Tuesday, March 25, 2008

jenoside

(march 23, 2008)

i have been captivated by the rwandan genocide since reading romeo dallaire’s book Shake Hands With the Devil years ago. since then i’ve tracked down other authors and movies about the events of the 1994 genocide that attempt to provide information on the actions taken by government and social leaders with the goal of eradicating an entire ethnic group of people while at the same time laying bare the facts and details of an apathetic and inactive international community and united nations and the calamitous effects of that inaction.

i’ve visited 3 memorial sites in rwanda, the first being the Kigali Memorial Center, which is a fine example of a museum and is alone worth the trip to kigali. set in memorial gardens that have been planted around mass graves and with a view of the city where the genocide began, it is a testament to those who were murdered, to those who survived, and to those who carried out acts to be considered no less than heroic. the country’s colonial and post-independence history, the genocide, and the effects are explained simply without losing the details in kinyarwanda and french and english.

i was struck how the memorial seemed to be designed to appeal to rwandan and foreign visitors alike and it was extremely tasteful without diminishing the atrocities nor reducing the realities to something to be absorbed in an afternoon. it does an excellent job at allowing those who were not there to have a better understanding of what those 3 months were like and it honours those who were there while being unapologetic on the known causes and contributing factors that led to nearly 1 million people dead at their hands of their fellow countrymen, women, and children.
but if i thought the room containing the bones and clothing was disturbing, i was unprepared for what i would see and feel at the Nyamata and Ntarama memorial sites.

both were catholic churches and both served as sites of mass murder when tutsis sought refuge in the only place they thought would be safe, which was utilised by the interahamwe to kill almost all of them inside the church walls. the skulls and larger bones like femurs have been collected and piled up as a memorial and reminder of what happened. some bones have visible hack marks from machetes and some have obvious holes in them. one still has a spear sticking out the top of it. some are small enough to be babies, who were apparently thrown against walls until they died.

more upsetting than the bones are the clothes hanging from the rafters of the church. they are filthy and still hold smells that bones cannot. the items people carried with them into the churches have also been kept – jerry cans, beans, school notebooks, mattresses... – and those things more than the bone make it real for me. that they came to escape the violence with the hope they’d survive. a children’s notebook carries with the belief that preceded the reality.
the man showing me around was there the day the interahamwe came into the church and began killing until there was no one left alive, but managed to escape. i felt in one moment an opportunistic tourist and the next, a member of a civilisation who should carry the weight of the consequences of doing nothing in the face of hatred. those working in the memorials are intimately and forever connected to their reason for existing and have lost more than i can begin to imagine and yet they continue telling their stories and the stories of the thousands who were killed so we can know what happened. they walk in every day and see the skulls of their family and community members who did not survive and talk about the horrors they witnessed.

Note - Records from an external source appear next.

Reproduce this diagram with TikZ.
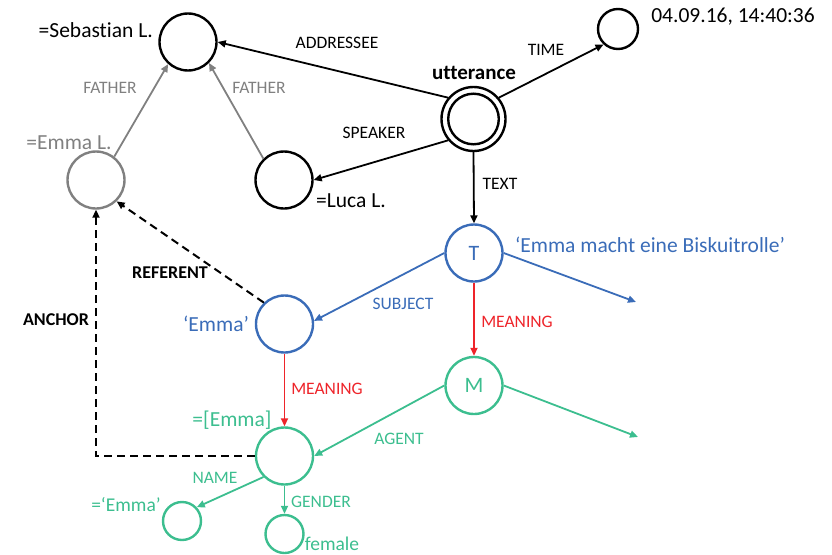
\documentclass[tikz,border=0pt]{standalone}
\usepackage{fontspec}
\setmainfont[Ligatures={NoCommon}]{Carlito}
\usetikzlibrary{arrows.meta}
\definecolor{cblue}{RGB}{58,108,184}
\definecolor{cgreen}{RGB}{60,190,143}
\definecolor{cred}{RGB}{238,36,42}
\definecolor{cgray}{RGB}{128,128,128}
\tikzset{
  nd/.style={circle, draw, line width=2.4pt, inner sep=0pt, minimum size=#1},
  nd/.default=57pt,
  edge/.style={line width=1.8pt, -{Triangle[length=8pt,width=7pt]}},
  dashedge/.style={edge, line width=2pt, dash pattern=on 8pt off 5pt},
  big/.style={font=\fontsize{21.5}{24}\selectfont, inner sep=0pt},
  mid/.style={font=\fontsize{19.5}{22}\selectfont, inner sep=0pt},
  lab/.style={font=\fontsize{17.5}{19}\selectfont, inner sep=0pt},
  blab/.style={font=\fontsize{18}{19}\selectfont\bfseries, inner sep=0pt},
}
\begin{document}
\begin{tikzpicture}[x=1pt,y=-1pt]
\useasboundingbox (0,0) rectangle (832,554);
% nodes
\node[nd] (seb) at (188,42) {};
\node[nd, draw=cgray] (eL) at (96,180) {};
\node[nd] (luca) at (284,180) {};
\node[nd=64pt] (ut) at (473.5,119) {};
\draw[line width=2.4pt] (ut.center) circle (25.3pt);
\node[nd=40pt] (time) at (618,29) {};
\node[nd, draw=cblue, text=cblue, font=\fontsize{22}{24}\selectfont] (T) at (474,253) {T};
\node[nd, draw=cgreen, text=cgreen, font=\fontsize{22}{24}\selectfont] (M) at (474,385.5) {M};
\node[nd, draw=cblue] (eB) at (284.5,324) {};
\node[nd, draw=cgreen] (eM) at (284.5,456) {};
\node[nd=38pt, draw=cgreen] (nm) at (182,521) {};
\node[nd=38pt, draw=cgreen] (fem) at (284.5,534) {};
\coordinate (tend) at (636,302);
\coordinate (mend) at (638,437);
% edges
\draw[edge] (ut.140) -- (seb.east);
\draw[edge] (ut.220) -- (luca.east);
\draw[edge] (ut.40) -- (time.227);
\draw[edge] (ut.south) -- (T.north);
\draw[edge, cgray] (eL.52) -- (seb.228);
\draw[edge, cgray] (luca.134) -- (seb.315);
\draw[edge, cblue] (T.west) -- (eB.6);
\draw[edge, cblue] (T.east) -- (tend);
\draw[edge, cred] (T.south) -- (M.north);
\draw[edge, cred] (eB.south) -- (eM.north);
\draw[edge, cgreen] (M.west) -- (eM.east);
\draw[edge, cgreen] (M.east) -- (mend);
\draw[edge, cgreen] (eM.225) -- (nm.43);
\draw[edge, cgreen] (eM.south) -- (fem.north);
\draw[dashedge] (eB.134) -- (eL.314);
\draw[dashedge] (eM.west) -| (eL.south);
% labels
\node[big, anchor=east] (tseb) at (153,30) {=Sebastian L.};
\node[big, text=cgray] (teL) at (69,143) {=Emma L.};
\node[big] (tluca) at (351,201) {=Luca L.};
\node[big, font=\fontsize{21}{24}\selectfont\bfseries] (tut) at (474,73) {utterance};
\node[big] (ttime) at (733,17) {04.09.16, 14:40:36};
\node[big, text=cblue] (tsent) at (650,245) {‘Emma macht eine Biskuitrolle’};
\node[big, text=cblue] (teB) at (216,324) {‘Emma’};
\node[big, text=cgreen] (teM) at (232,420) {=[Emma]};
\node[mid, text=cgreen] (tnm) at (126,505) {=‘Emma’};
\node[mid, text=cgreen] (tfem) at (332,544) {female};
\node[lab] (laddr) at (337,43) {ADDRESSEE};
\node[lab, text=cgray] (lfa1) at (110,88) {FATHER};
\node[lab, text=cgray] (lfa2) at (259,88) {FATHER};
\node[lab] (lspk) at (374,133) {SPEAKER};
\node[lab] (ltime) at (546,50) {TIME};
\node[lab] (ltext) at (500,184) {TEXT};
\node[lab, text=cblue] (lsubj) at (403,304) {SUBJECT};
\node[lab, text=cred] (lmean1) at (517,322) {MEANING};
\node[lab, text=cred] (lmean2) at (327,389) {MEANING};
\node[lab, text=cgreen] (lagent) at (399,439) {AGENT};
\node[lab, text=cgreen] (lname) at (215,478) {NAME};
\node[lab, text=cgreen] (lgender) at (321,502) {GENDER};
\node[blab] (lref) at (170,273) {REFERENT};
\node[blab] (lanch) at (56,320) {ANCHOR};
\end{tikzpicture}
\end{document}
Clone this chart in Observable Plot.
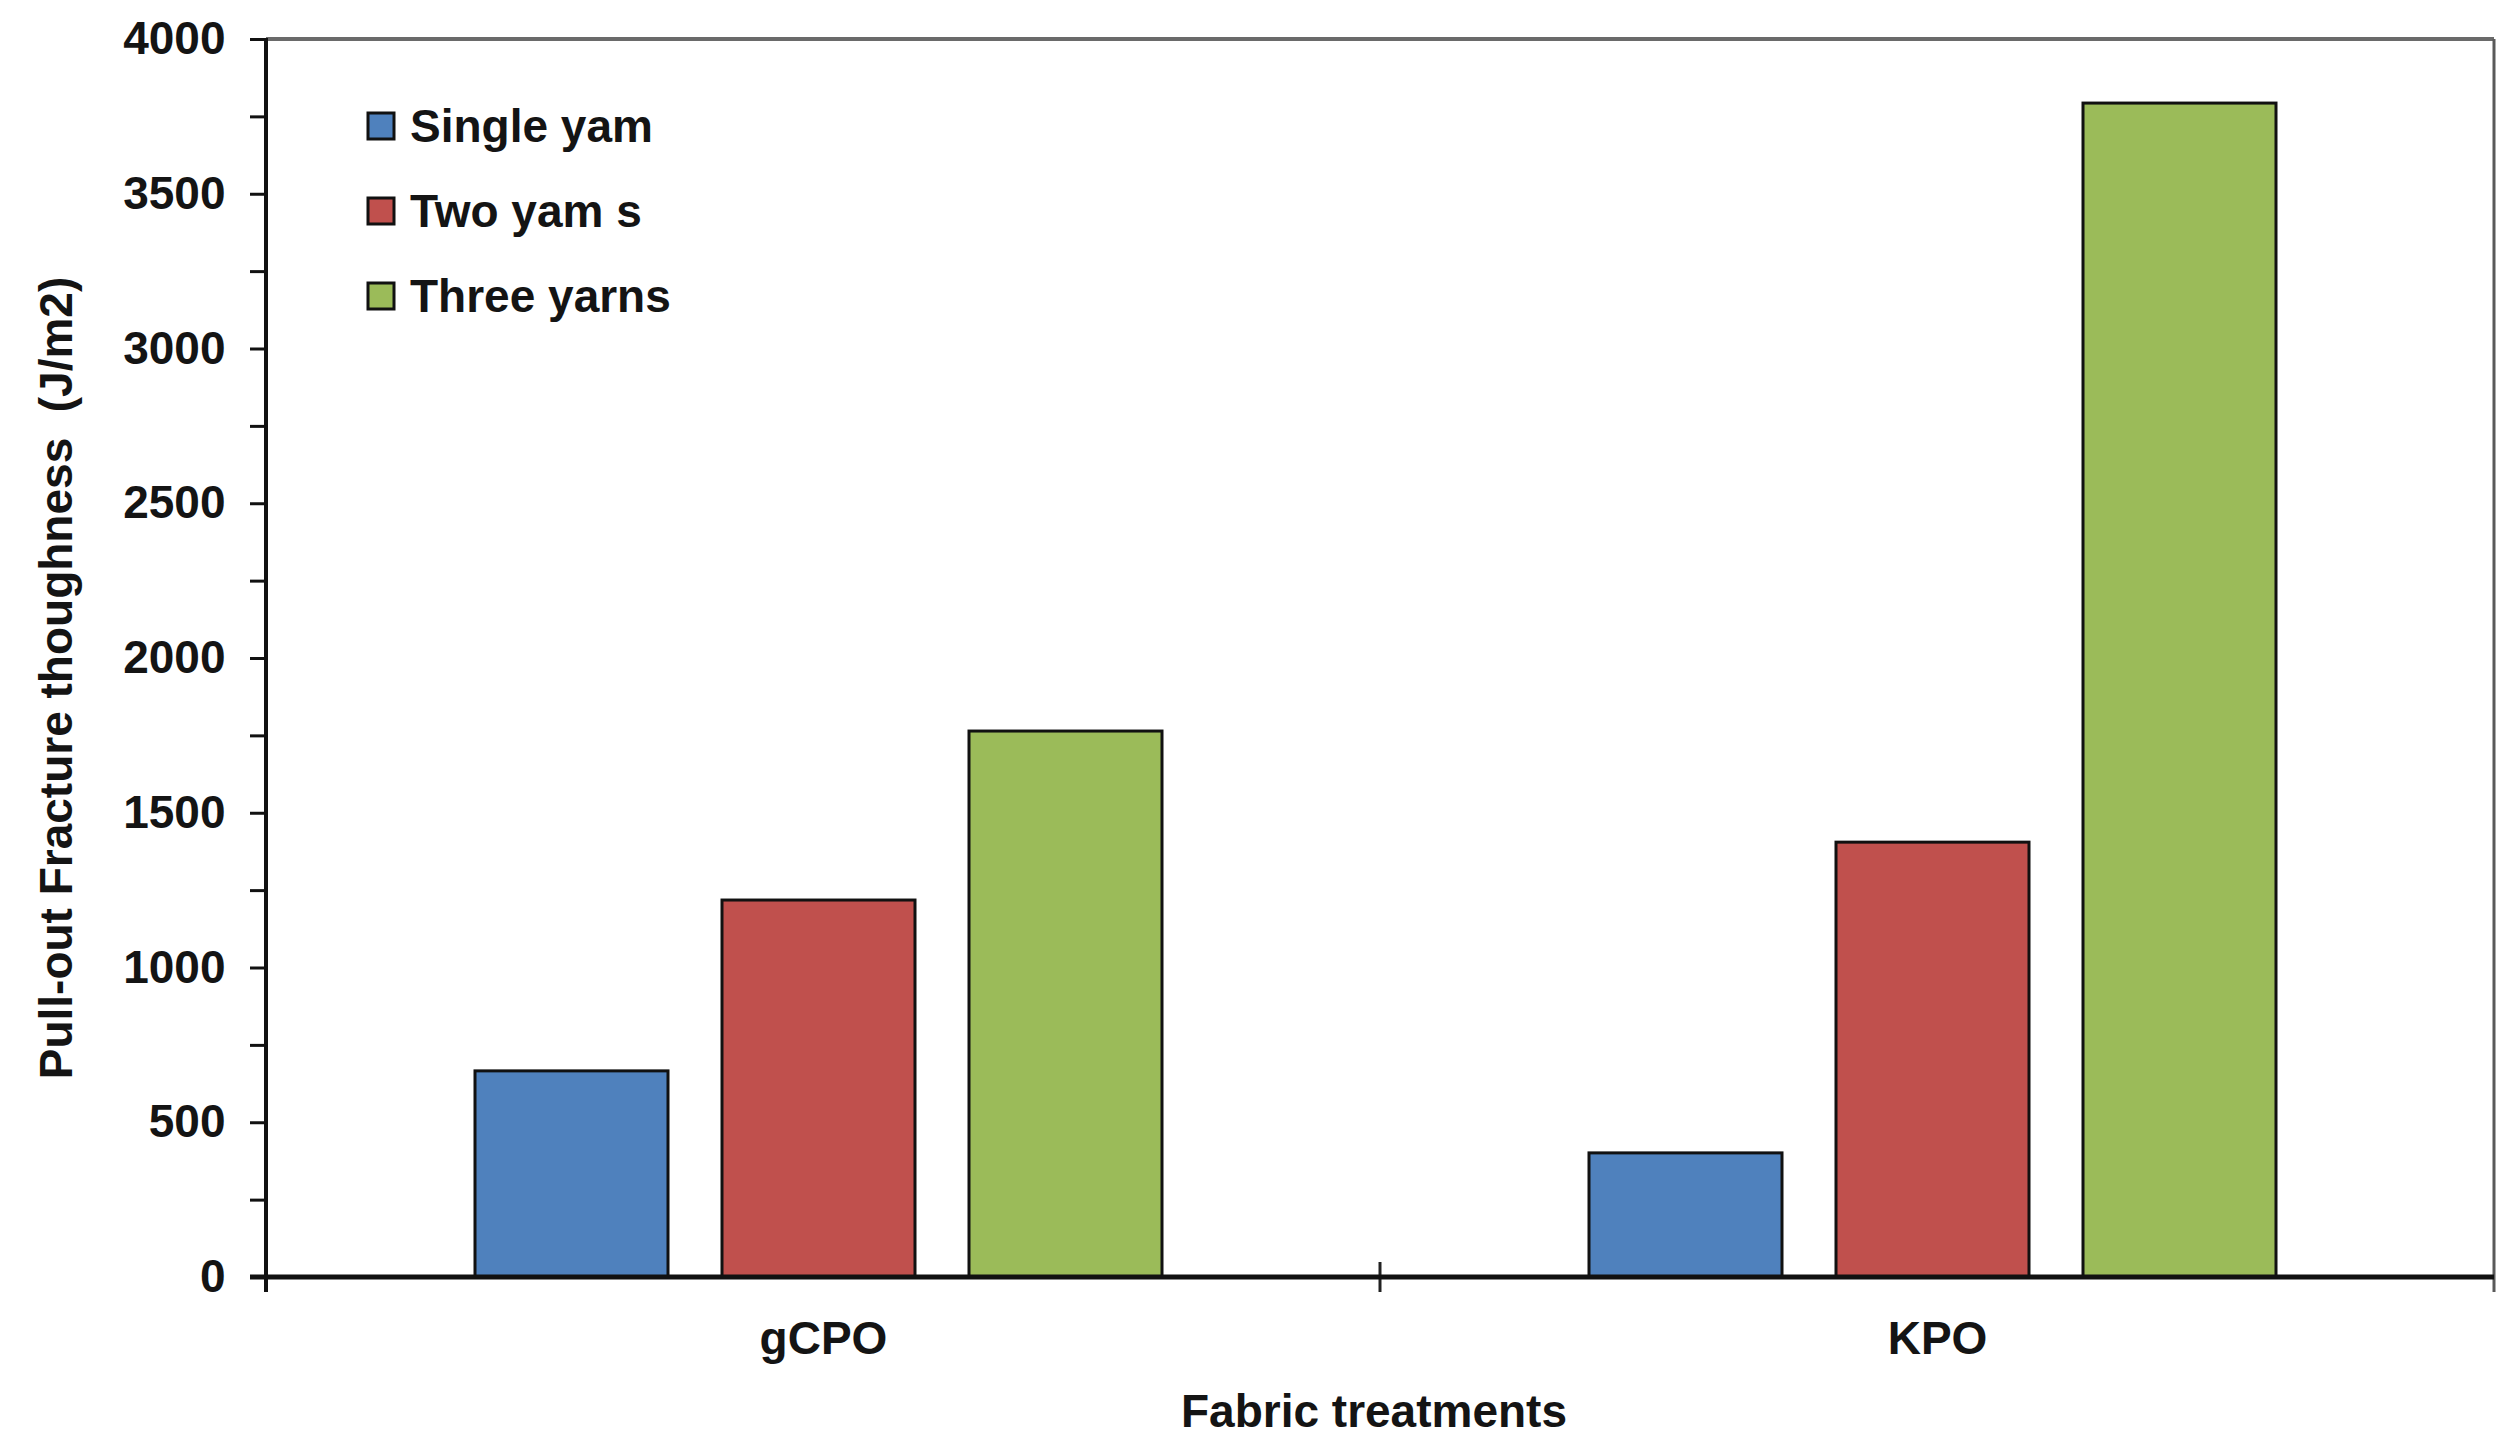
<!DOCTYPE html>
<html>
<head>
<meta charset="utf-8">
<script src="https://cdn.jsdelivr.net/npm/d3@7"></script>
<script src="https://cdn.jsdelivr.net/npm/@observablehq/plot@0.6"></script>
<style>
  html, body { margin: 0; padding: 0; background: #fff; }
  #chart svg { display: block; }
</style>
</head>
<body>
<div id="chart"></div>
<script>
// ---- data ----
const categories = ["gCPO", "KPO"];
const series = ["Single yam", "Two yam s", "Three yarns"];
const singleYarn = [666, 401];
const twoYarns = [1218, 1405];
const threeYarns = [1764, 3793];
const seriesColors = ["#4F81BD", "#C0504D", "#9BBB59"];
const yTicks = [0, 500, 1000, 1500, 2000, 2500, 3000, 3500, 4000];
const yMinorTicks = [250, 750, 1250, 1750, 2250, 2750, 3250, 3750];
const yTitle = "Pull-out Fracture thoughness\u00a0 (J/m2)";
const xTitle = "Fabric treatments";

const seriesValues = [singleYarn, twoYarns, threeYarns];
const data = categories.flatMap((c, i) =>
  series.map((s, j) => ({category: c, series: s, value: seriesValues[j][i]}))
);

const FONT = "'Liberation Sans', Arial, Helvetica, sans-serif";
const TEXT = "#141414";
const W = 2520, H = 1448;

const chart = Plot.plot({
  width: W,
  height: H,
  marginLeft: 266,
  marginRight: 26,
  marginTop: 39,
  marginBottom: 171,
  style: {fontFamily: FONT, fontSize: "46px", fontWeight: "bold", color: TEXT, background: "#fff"},
  fx: {domain: categories, padding: 0, axis: null, label: null},
  x: {domain: series, paddingInner: 0.22, paddingOuter: 0.86, align: 0.49, axis: null, label: null},
  y: {domain: [0, 4000], axis: null, label: null},
  color: {domain: series, range: seriesColors},
  marks: [
    Plot.barY(data, {fx: "category", x: "series", y: "value", fill: "series", stroke: "#111", strokeWidth: 3}),
    Plot.axisY(yMinorTicks, {tickSize: 16, tickFormat: () => "", stroke: "#111", strokeWidth: 3, label: null}),
    Plot.axisY(yTicks, {tickSize: 16, tickPadding: 25, tickFormat: d => String(d), stroke: "#111", strokeWidth: 3,
      fontSize: 46, fontWeight: "bold", label: null}),
    Plot.axisFx({anchor: "bottom", tickSize: 0, tickPadding: 44, fontSize: 46, fontWeight: "bold", label: null})
  ]
});

document.getElementById("chart").appendChild(chart);

// ---- frame, category boundary ticks, titles and legend, positioned from Plot's scales ----
const svg = d3.select(chart);
const yS = chart.scale("y");
const fxS = chart.scale("fx");
const x0 = 266, x1 = W - 26;
const yTop = yS.apply(4000), yZero = yS.apply(0);
const g = svg.append("g").attr("text-anchor", "start");
function line(xa, ya, xb, yb, stroke, w) {
  g.append("line").attr("x1", xa).attr("y1", ya).attr("x2", xb).attr("y2", yb)
    .attr("stroke", stroke).attr("stroke-width", w);
}
line(x0, yTop, x1, yTop, "#6a6a6a", 4);
line(x1, yTop, x1, yZero + 15, "#5a5a5a", 3);
categories.slice(1).forEach(c => {
  const xb = fxS && fxS.apply ? fxS.apply(c) : (x0 + x1) / 2;
  line(xb, yZero - 15, xb, yZero + 15, "#222", 3);
});
line(x0, yTop - 1, x0, yZero + 15, "#111", 4);
line(x0 - 16, yZero, x1, yZero, "#111", 5);

// axis titles
g.append("text")
  .attr("transform", `translate(56, 678) rotate(-90)`)
  .attr("text-anchor", "middle").attr("dominant-baseline", "central")
  .attr("font-family", FONT).attr("font-size", 46).attr("font-weight", "bold")
  .attr("fill", TEXT).text(yTitle);
g.append("text")
  .attr("x", 1374).attr("y", 1411)
  .attr("text-anchor", "middle").attr("dominant-baseline", "central")
  .attr("font-family", FONT).attr("font-size", 46).attr("font-weight", "bold")
  .attr("fill", TEXT).text(xTitle);

// legend
const colorS = chart.scale("color");
series.forEach((s, i) => {
  const cy = 126 + i * 85;
  g.append("rect").attr("x", 368).attr("y", cy - 13).attr("width", 26).attr("height", 26)
    .attr("fill", colorS.apply(s)).attr("stroke", "#111").attr("stroke-width", 3);
  g.append("text").attr("x", 410).attr("y", cy)
    .attr("text-anchor", "start").attr("dominant-baseline", "central")
    .attr("font-family", FONT).attr("font-size", 46).attr("font-weight", "bold")
    .attr("fill", TEXT).text(s);
});
</script>
</body>
</html>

bricks stained with blood, bullet holes in an altar, a machete left behind by a killer, thousands upon thousands of skulls, hair and bones scattered amidst the rubble of a sunday school, rosary beads, smoke stains from fires that burned people alive, holes in brick walls from grenades, coffins of newly found bodies to be buried this year during the upcoming national week of memorial.


i’ll keep reading about the genocide and i will still be utterly confused when attempting to understand not only why but how. just that now it will be so frighteningly real.

1 comment:

Anonymous said...

i had to take a few deep breaths just reading that, i can't imagine what it was like to be there.
the way you write will make people pay more attention to these things, i just know it.